SHORT TASK:
In the listing below, locate the line containing "Convert this chart" and the line containing "const formatY = (v: number)". Output both of them and every line between, exactly as written, and nothing more.
--- Start of DATA FOR THE TASK ---
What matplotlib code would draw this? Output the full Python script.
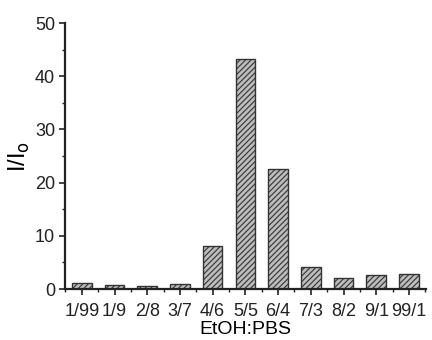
--- End of DATA FOR THE TASK ---
--- Start of DATA FOR THE TASK ---
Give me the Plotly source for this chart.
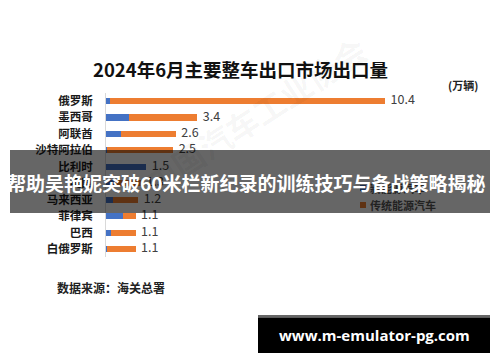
--- End of DATA FOR THE TASK ---
--- Start of DATA FOR THE TASK ---
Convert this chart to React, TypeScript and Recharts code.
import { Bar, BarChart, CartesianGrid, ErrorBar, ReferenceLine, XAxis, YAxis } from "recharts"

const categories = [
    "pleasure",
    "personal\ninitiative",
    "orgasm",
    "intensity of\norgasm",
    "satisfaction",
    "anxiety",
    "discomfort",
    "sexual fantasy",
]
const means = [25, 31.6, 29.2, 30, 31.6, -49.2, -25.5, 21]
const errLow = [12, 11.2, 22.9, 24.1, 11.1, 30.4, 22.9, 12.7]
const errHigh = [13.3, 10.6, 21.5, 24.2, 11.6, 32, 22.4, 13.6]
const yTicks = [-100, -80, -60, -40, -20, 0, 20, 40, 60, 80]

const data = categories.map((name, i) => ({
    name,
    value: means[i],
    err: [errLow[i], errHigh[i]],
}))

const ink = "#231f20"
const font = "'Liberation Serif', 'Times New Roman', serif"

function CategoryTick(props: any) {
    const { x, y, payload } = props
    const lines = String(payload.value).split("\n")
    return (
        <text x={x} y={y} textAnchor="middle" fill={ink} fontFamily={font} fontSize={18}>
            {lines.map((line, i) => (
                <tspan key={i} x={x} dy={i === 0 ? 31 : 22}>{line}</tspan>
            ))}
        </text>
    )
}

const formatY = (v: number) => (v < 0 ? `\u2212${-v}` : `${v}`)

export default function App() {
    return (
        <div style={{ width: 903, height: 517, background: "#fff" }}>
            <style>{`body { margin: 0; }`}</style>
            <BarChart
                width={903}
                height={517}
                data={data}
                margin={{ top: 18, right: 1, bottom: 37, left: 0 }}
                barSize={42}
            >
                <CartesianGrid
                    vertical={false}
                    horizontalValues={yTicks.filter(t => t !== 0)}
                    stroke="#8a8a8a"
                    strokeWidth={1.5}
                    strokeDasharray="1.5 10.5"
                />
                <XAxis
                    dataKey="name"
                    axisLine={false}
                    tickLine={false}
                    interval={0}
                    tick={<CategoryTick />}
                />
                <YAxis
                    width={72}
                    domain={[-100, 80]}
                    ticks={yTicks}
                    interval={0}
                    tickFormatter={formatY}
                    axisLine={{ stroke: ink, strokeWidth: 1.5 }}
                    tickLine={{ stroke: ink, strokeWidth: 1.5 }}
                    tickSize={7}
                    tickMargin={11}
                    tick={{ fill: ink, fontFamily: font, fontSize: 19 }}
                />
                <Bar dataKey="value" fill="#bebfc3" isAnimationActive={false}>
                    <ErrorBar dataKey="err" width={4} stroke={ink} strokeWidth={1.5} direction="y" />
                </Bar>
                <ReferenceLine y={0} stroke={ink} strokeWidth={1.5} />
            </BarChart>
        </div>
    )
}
--- End of DATA FOR THE TASK ---
THE COMPLETED TASK:
Convert this chart to React, TypeScript and Recharts code.
import { Bar, BarChart, CartesianGrid, ErrorBar, ReferenceLine, XAxis, YAxis } from "recharts"

const categories = [
    "pleasure",
    "personal\ninitiative",
    "orgasm",
    "intensity of\norgasm",
    "satisfaction",
    "anxiety",
    "discomfort",
    "sexual fantasy",
]
const means = [25, 31.6, 29.2, 30, 31.6, -49.2, -25.5, 21]
const errLow = [12, 11.2, 22.9, 24.1, 11.1, 30.4, 22.9, 12.7]
const errHigh = [13.3, 10.6, 21.5, 24.2, 11.6, 32, 22.4, 13.6]
const yTicks = [-100, -80, -60, -40, -20, 0, 20, 40, 60, 80]

const data = categories.map((name, i) => ({
    name,
    value: means[i],
    err: [errLow[i], errHigh[i]],
}))

const ink = "#231f20"
const font = "'Liberation Serif', 'Times New Roman', serif"

function CategoryTick(props: any) {
    const { x, y, payload } = props
    const lines = String(payload.value).split("\n")
    return (
        <text x={x} y={y} textAnchor="middle" fill={ink} fontFamily={font} fontSize={18}>
            {lines.map((line, i) => (
                <tspan key={i} x={x} dy={i === 0 ? 31 : 22}>{line}</tspan>
            ))}
        </text>
    )
}

const formatY = (v: number) => (v < 0 ? `\u2212${-v}` : `${v}`)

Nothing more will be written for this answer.